→ Written task: In the listing that follows, retype every line from the first through the one containing "from matplotlib.patches import Polygon". Pictures are to be left out.

→ Material provided:
--- BEGIN ---
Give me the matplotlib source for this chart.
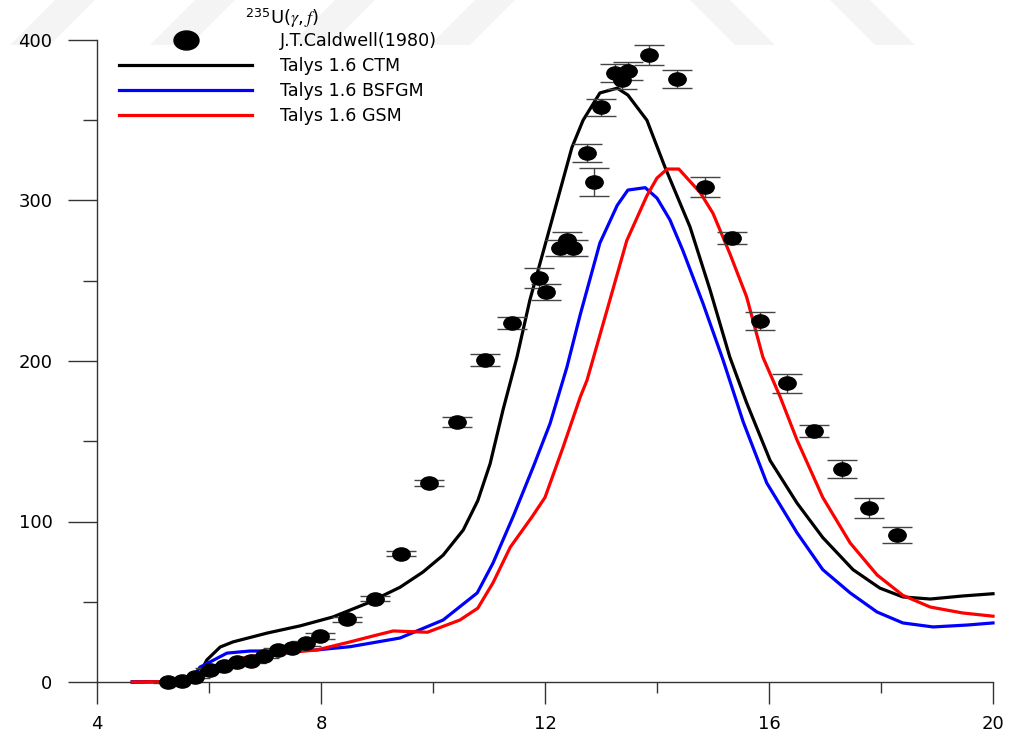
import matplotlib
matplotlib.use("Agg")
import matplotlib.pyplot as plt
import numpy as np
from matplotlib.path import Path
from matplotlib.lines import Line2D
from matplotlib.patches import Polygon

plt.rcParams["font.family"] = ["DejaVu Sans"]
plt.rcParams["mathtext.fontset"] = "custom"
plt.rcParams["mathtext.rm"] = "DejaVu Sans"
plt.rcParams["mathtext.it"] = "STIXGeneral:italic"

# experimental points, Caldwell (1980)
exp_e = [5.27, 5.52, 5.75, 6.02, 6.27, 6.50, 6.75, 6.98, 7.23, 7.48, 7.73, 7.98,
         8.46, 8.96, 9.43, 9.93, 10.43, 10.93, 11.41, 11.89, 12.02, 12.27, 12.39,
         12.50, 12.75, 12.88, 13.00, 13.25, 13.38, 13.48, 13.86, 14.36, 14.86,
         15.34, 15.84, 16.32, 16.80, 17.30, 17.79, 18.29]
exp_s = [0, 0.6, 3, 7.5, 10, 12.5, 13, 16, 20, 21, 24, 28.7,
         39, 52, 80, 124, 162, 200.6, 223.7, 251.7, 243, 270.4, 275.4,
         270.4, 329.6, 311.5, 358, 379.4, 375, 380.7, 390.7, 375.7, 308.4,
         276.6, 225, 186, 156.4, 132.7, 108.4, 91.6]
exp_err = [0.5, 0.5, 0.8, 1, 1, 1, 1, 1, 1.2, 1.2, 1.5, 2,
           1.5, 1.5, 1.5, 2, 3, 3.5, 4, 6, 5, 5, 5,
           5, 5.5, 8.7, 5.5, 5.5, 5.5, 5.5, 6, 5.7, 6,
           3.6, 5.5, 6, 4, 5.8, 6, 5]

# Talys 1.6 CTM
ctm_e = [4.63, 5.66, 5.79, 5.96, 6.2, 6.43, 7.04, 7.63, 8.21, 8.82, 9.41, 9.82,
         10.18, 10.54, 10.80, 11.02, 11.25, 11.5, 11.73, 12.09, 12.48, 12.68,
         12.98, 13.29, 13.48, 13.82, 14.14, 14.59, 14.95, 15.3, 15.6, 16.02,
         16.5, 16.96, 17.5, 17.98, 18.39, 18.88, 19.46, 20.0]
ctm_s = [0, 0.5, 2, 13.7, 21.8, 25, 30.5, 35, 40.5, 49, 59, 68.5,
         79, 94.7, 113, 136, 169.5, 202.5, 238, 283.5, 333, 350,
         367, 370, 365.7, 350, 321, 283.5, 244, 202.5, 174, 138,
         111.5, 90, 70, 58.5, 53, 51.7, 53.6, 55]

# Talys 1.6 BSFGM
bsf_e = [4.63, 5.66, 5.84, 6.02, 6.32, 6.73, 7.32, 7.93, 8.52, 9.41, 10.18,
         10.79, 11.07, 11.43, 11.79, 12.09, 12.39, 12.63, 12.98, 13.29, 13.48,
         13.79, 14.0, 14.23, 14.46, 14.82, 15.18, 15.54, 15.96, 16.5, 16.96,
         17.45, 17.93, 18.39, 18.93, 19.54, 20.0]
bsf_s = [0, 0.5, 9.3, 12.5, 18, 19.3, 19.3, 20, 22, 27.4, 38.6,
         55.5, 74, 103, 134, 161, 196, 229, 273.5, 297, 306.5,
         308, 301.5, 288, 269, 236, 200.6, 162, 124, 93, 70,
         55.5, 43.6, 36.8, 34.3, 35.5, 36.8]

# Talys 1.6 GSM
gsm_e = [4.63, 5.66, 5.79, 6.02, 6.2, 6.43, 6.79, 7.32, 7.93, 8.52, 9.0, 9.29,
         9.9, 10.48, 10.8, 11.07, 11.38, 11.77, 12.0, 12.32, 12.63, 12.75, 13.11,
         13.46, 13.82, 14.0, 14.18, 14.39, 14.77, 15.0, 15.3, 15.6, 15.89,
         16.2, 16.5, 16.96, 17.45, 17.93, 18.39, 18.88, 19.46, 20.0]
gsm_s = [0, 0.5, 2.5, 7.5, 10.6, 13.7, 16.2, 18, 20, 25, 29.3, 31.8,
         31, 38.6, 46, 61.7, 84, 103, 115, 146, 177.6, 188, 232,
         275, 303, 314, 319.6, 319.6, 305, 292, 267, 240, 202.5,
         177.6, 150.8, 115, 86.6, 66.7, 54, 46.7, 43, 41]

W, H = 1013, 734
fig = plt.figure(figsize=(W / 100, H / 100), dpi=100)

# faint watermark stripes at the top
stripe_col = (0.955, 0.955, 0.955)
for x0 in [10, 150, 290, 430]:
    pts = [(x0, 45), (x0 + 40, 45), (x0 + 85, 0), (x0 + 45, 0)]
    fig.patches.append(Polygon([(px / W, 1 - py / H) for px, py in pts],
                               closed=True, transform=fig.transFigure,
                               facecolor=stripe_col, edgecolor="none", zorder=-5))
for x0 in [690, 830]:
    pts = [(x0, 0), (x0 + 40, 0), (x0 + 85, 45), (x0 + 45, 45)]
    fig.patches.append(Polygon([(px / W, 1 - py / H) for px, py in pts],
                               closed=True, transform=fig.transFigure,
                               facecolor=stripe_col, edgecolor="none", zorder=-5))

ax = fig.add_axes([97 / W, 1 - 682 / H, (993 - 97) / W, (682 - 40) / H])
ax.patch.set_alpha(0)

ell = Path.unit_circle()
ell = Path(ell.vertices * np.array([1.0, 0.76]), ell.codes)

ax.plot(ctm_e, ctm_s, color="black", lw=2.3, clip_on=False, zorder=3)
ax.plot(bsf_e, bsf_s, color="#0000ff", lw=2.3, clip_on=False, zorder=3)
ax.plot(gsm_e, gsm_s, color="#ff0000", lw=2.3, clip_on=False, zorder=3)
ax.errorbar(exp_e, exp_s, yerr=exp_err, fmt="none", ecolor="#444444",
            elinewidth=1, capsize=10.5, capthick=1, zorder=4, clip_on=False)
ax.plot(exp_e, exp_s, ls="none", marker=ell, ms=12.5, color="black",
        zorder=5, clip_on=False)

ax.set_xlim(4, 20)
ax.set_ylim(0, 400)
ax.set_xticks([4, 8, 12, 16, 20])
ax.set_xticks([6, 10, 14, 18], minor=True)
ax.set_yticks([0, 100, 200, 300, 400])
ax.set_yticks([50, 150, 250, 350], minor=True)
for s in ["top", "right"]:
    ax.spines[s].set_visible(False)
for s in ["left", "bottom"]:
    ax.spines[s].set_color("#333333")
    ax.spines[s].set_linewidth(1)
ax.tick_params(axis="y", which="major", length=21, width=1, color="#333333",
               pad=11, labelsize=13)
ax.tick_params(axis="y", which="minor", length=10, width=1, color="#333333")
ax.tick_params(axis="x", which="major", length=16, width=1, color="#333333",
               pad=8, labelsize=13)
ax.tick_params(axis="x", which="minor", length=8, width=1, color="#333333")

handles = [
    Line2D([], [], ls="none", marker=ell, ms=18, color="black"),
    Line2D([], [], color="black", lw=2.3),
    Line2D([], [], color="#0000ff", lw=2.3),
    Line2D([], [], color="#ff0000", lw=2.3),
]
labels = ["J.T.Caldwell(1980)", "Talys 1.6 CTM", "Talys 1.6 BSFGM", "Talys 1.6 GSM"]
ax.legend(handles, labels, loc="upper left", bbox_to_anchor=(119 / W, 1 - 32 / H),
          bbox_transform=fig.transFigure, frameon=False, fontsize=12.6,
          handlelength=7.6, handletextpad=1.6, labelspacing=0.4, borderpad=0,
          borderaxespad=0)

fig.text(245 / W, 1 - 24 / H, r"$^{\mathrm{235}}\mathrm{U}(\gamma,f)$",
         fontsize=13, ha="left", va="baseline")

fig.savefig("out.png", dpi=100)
--- END ---
→ Answer to this exercise:
Give me the matplotlib source for this chart.
import matplotlib
matplotlib.use("Agg")
import matplotlib.pyplot as plt
import numpy as np
from matplotlib.path import Path
from matplotlib.lines import Line2D
from matplotlib.patches import Polygon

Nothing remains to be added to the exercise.